**Information provided:**
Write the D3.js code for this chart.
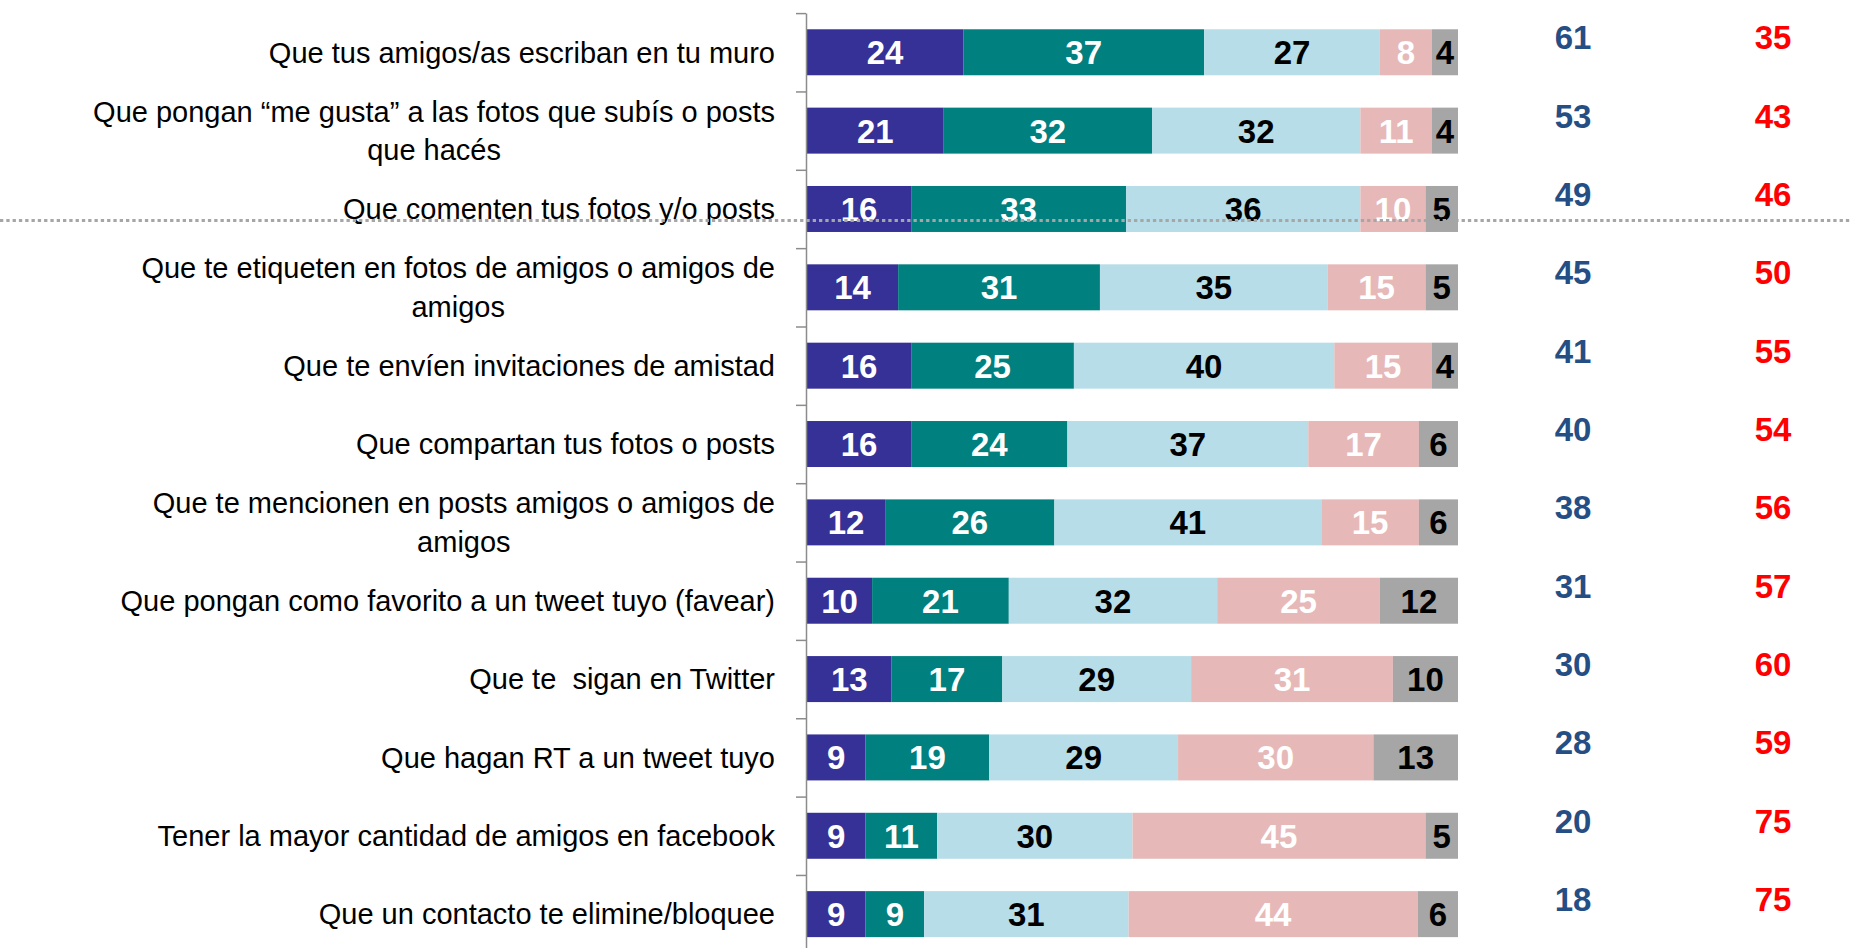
<!DOCTYPE html>
<meta charset="utf-8">
<script src="https://cdn.jsdelivr.net/npm/d3@7"></script>
<style>
body { margin: 0; background: #fff; }
text.cat { font: 29px "Liberation Sans", Arial, sans-serif; fill: #000; white-space: pre; }
text.val { font: bold 33px "Liberation Sans", Arial, sans-serif; text-anchor: middle; }
text.side { font: bold 33px "Liberation Sans", Arial, sans-serif; text-anchor: middle; }
.axis path, .axis line { stroke: #8c8c8c; stroke-width: 1.5px; }
</style>
<body>
<script>

// categories (multi-line labels split with |)
var categories = [
  "Que tus amigos/as escriban en tu muro",
  "Que pongan “me gusta” a las fotos que subís o posts|que hacés",
  "Que comenten tus fotos y/o posts",
  "Que te etiqueten en fotos de amigos o amigos de|amigos",
  "Que te envíen invitaciones de amistad",
  "Que compartan tus fotos o posts",
  "Que te mencionen en posts amigos o amigos de|amigos",
  "Que pongan como favorito a un tweet tuyo (favear)",
  "Que te  sigan en Twitter",
  "Que hagan RT a un tweet tuyo",
  "Tener la mayor cantidad de amigos en facebook",
  "Que un contacto te elimine/bloquee"
];

// stacked segments, left to right
var s1 = [24, 21, 16, 14, 16, 16, 12, 10, 13, 9, 9, 9];
var s2 = [37, 32, 33, 31, 25, 24, 26, 21, 17, 19, 11, 9];
var s3 = [27, 32, 36, 35, 40, 37, 41, 32, 29, 29, 30, 31.4];
var s4 = [8, 11, 10, 15, 15, 17, 15, 25, 31, 30, 45, 44.4];
var s5 = [4, 4, 5, 5, 4, 6, 6, 12, 10, 13, 5, 6.2];

// totals on the right
var totalPos = [61, 53, 49, 45, 41, 40, 38, 31, 30, 28, 20, 18];
var totalNeg = [35, 43, 46, 50, 55, 54, 56, 57, 60, 59, 75, 75];

var colors = ["#363197", "#00807f", "#b7dde8", "#e6b9b8", "#a6a6a6"];
var textColors = ["#fff", "#fff", "#000", "#fff", "#000"];

var width = 1850, height = 948;

var svg = d3.select("body").append("svg")
    .attr("width", width)
    .attr("height", height);

var top0 = 13.1, step = 78.35;

var x = d3.scaleLinear().domain([0, 100]).range([807, 1458]);
var y = d3.scaleBand()
    .domain(categories)
    .range([top0, top0 + step * categories.length])
    .paddingInner(0.413)
    .paddingOuter(0.2065);

var rows = categories.map(function(c, i) {
  return {cat: c, s0: s1[i], s1: s2[i], s2: s3[i], s3: s4[i], s4: s5[i]};
});
var stack = d3.stack().keys(["s0", "s1", "s2", "s3", "s4"]);
var series = stack(rows);

// bars
var layer = svg.append("g")
    .selectAll("g")
    .data(series)
    .enter().append("g")
    .attr("fill", function(d, i) { return colors[i]; });

layer.selectAll("rect")
    .data(function(d) { return d; })
    .enter().append("rect")
    .attr("x", function(d) { return x(d[0]); })
    .attr("width", function(d) { return x(d[1]) - x(d[0]); })
    .attr("y", function(d) { return y(d.data.cat); })
    .attr("height", y.bandwidth());

// segment labels
series.forEach(function(s, k) {
  svg.append("g").selectAll("text")
      .data(s)
      .enter().append("text")
      .attr("class", "val")
      .attr("fill", textColors[k])
      .attr("x", function(d) { return (x(d[0]) + x(d[1])) / 2; })
      .attr("y", function(d) { return y(d.data.cat) + y.bandwidth() / 2 + 12; })
      .text(function(d) { return Math.round(d[1] - d[0]); });
});

// axis with ticks at band edges
var yTicks = d3.scaleLinear().domain([0, categories.length]).range([top0, top0 + step * categories.length]);
svg.append("g")
    .attr("class", "axis")
    .attr("transform", "translate(806,0)")
    .call(d3.axisLeft(yTicks).ticks(categories.length).tickSize(10).tickSizeOuter(0).tickFormat(""));

// category labels
var labelRight = 775;
categories.forEach(function(c) {
  var lines = c.split("|");
  var cy = y(c) + y.bandwidth() / 2;
  var g = svg.append("g");
  var t = g.selectAll("text")
      .data(lines)
      .enter().append("text")
      .attr("class", "cat")
      .attr("y", function(d, i) { return cy + 10.3 + (i - (lines.length - 1) / 2) * 38.7; })
      .text(function(d) { return d; });
  var maxW = 0;
  t.each(function() { maxW = Math.max(maxW, this.getComputedTextLength()); });
  t.attr("text-anchor", "middle").attr("x", labelRight - maxW / 2);
});

// totals
svg.append("g").selectAll("text")
    .data(totalPos)
    .enter().append("text")
    .attr("class", "side")
    .attr("fill", "#254e85")
    .attr("x", 1573)
    .attr("y", function(d, i) { return y(categories[i]) + y.bandwidth() / 2 - 3; })
    .text(function(d) { return d; });

svg.append("g").selectAll("text")
    .data(totalNeg)
    .enter().append("text")
    .attr("class", "side")
    .attr("fill", "#ff0000")
    .attr("x", 1773)
    .attr("y", function(d, i) { return y(categories[i]) + y.bandwidth() / 2 - 3; })
    .text(function(d) { return d; });

// dotted separator
svg.append("line")
    .attr("x1", 0).attr("x2", width)
    .attr("y1", 220.5).attr("y2", 220.5)
    .attr("stroke", "#a6a6a6")
    .attr("stroke-width", 3)
    .attr("stroke-dasharray", "3.3,3");

</script>
</body>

**Exercise description:** Return the material word for word. Pictures are not part of the copy.

**Completed exercise:**
Write the D3.js code for this chart.
<!DOCTYPE html>
<meta charset="utf-8">
<script src="https://cdn.jsdelivr.net/npm/d3@7"></script>
<style>
body { margin: 0; background: #fff; }
text.cat { font: 29px "Liberation Sans", Arial, sans-serif; fill: #000; white-space: pre; }
text.val { font: bold 33px "Liberation Sans", Arial, sans-serif; text-anchor: middle; }
text.side { font: bold 33px "Liberation Sans", Arial, sans-serif; text-anchor: middle; }
.axis path, .axis line { stroke: #8c8c8c; stroke-width: 1.5px; }
</style>
<body>
<script>

// categories (multi-line labels split with |)
var categories = [
  "Que tus amigos/as escriban en tu muro",
  "Que pongan “me gusta” a las fotos que subís o posts|que hacés",
  "Que comenten tus fotos y/o posts",
  "Que te etiqueten en fotos de amigos o amigos de|amigos",
  "Que te envíen invitaciones de amistad",
  "Que compartan tus fotos o posts",
  "Que te mencionen en posts amigos o amigos de|amigos",
  "Que pongan como favorito a un tweet tuyo (favear)",
  "Que te  sigan en Twitter",
  "Que hagan RT a un tweet tuyo",
  "Tener la mayor cantidad de amigos en facebook",
  "Que un contacto te elimine/bloquee"
];

// stacked segments, left to right
var s1 = [24, 21, 16, 14, 16, 16, 12, 10, 13, 9, 9, 9];
var s2 = [37, 32, 33, 31, 25, 24, 26, 21, 17, 19, 11, 9];
var s3 = [27, 32, 36, 35, 40, 37, 41, 32, 29, 29, 30, 31.4];
var s4 = [8, 11, 10, 15, 15, 17, 15, 25, 31, 30, 45, 44.4];
var s5 = [4, 4, 5, 5, 4, 6, 6, 12, 10, 13, 5, 6.2];

// totals on the right
var totalPos = [61, 53, 49, 45, 41, 40, 38, 31, 30, 28, 20, 18];
var totalNeg = [35, 43, 46, 50, 55, 54, 56, 57, 60, 59, 75, 75];

var colors = ["#363197", "#00807f", "#b7dde8", "#e6b9b8", "#a6a6a6"];
var textColors = ["#fff", "#fff", "#000", "#fff", "#000"];

var width = 1850, height = 948;

var svg = d3.select("body").append("svg")
    .attr("width", width)
    .attr("height", height);

var top0 = 13.1, step = 78.35;

var x = d3.scaleLinear().domain([0, 100]).range([807, 1458]);
var y = d3.scaleBand()
    .domain(categories)
    .range([top0, top0 + step * categories.length])
    .paddingInner(0.413)
    .paddingOuter(0.2065);

var rows = categories.map(function(c, i) {
  return {cat: c, s0: s1[i], s1: s2[i], s2: s3[i], s3: s4[i], s4: s5[i]};
});
var stack = d3.stack().keys(["s0", "s1", "s2", "s3", "s4"]);
var series = stack(rows);

// bars
var layer = svg.append("g")
    .selectAll("g")
    .data(series)
    .enter().append("g")
    .attr("fill", function(d, i) { return colors[i]; });

layer.selectAll("rect")
    .data(function(d) { return d; })
    .enter().append("rect")
    .attr("x", function(d) { return x(d[0]); })
    .attr("width", function(d) { return x(d[1]) - x(d[0]); })
    .attr("y", function(d) { return y(d.data.cat); })
    .attr("height", y.bandwidth());

// segment labels
series.forEach(function(s, k) {
  svg.append("g").selectAll("text")
      .data(s)
      .enter().append("text")
      .attr("class", "val")
      .attr("fill", textColors[k])
      .attr("x", function(d) { return (x(d[0]) + x(d[1])) / 2; })
      .attr("y", function(d) { return y(d.data.cat) + y.bandwidth() / 2 + 12; })
      .text(function(d) { return Math.round(d[1] - d[0]); });
});

// axis with ticks at band edges
var yTicks = d3.scaleLinear().domain([0, categories.length]).range([top0, top0 + step * categories.length]);
svg.append("g")
    .attr("class", "axis")
    .attr("transform", "translate(806,0)")
    .call(d3.axisLeft(yTicks).ticks(categories.length).tickSize(10).tickSizeOuter(0).tickFormat(""));

// category labels
var labelRight = 775;
categories.forEach(function(c) {
  var lines = c.split("|");
  var cy = y(c) + y.bandwidth() / 2;
  var g = svg.append("g");
  var t = g.selectAll("text")
      .data(lines)
      .enter().append("text")
      .attr("class", "cat")
      .attr("y", function(d, i) { return cy + 10.3 + (i - (lines.length - 1) / 2) * 38.7; })
      .text(function(d) { return d; });
  var maxW = 0;
  t.each(function() { maxW = Math.max(maxW, this.getComputedTextLength()); });
  t.attr("text-anchor", "middle").attr("x", labelRight - maxW / 2);
});

// totals
svg.append("g").selectAll("text")
    .data(totalPos)
    .enter().append("text")
    .attr("class", "side")
    .attr("fill", "#254e85")
    .attr("x", 1573)
    .attr("y", function(d, i) { return y(categories[i]) + y.bandwidth() / 2 - 3; })
    .text(function(d) { return d; });

svg.append("g").selectAll("text")
    .data(totalNeg)
    .enter().append("text")
    .attr("class", "side")
    .attr("fill", "#ff0000")
    .attr("x", 1773)
    .attr("y", function(d, i) { return y(categories[i]) + y.bandwidth() / 2 - 3; })
    .text(function(d) { return d; });

// dotted separator
svg.append("line")
    .attr("x1", 0).attr("x2", width)
    .attr("y1", 220.5).attr("y2", 220.5)
    .attr("stroke", "#a6a6a6")
    .attr("stroke-width", 3)
    .attr("stroke-dasharray", "3.3,3");

</script>
</body>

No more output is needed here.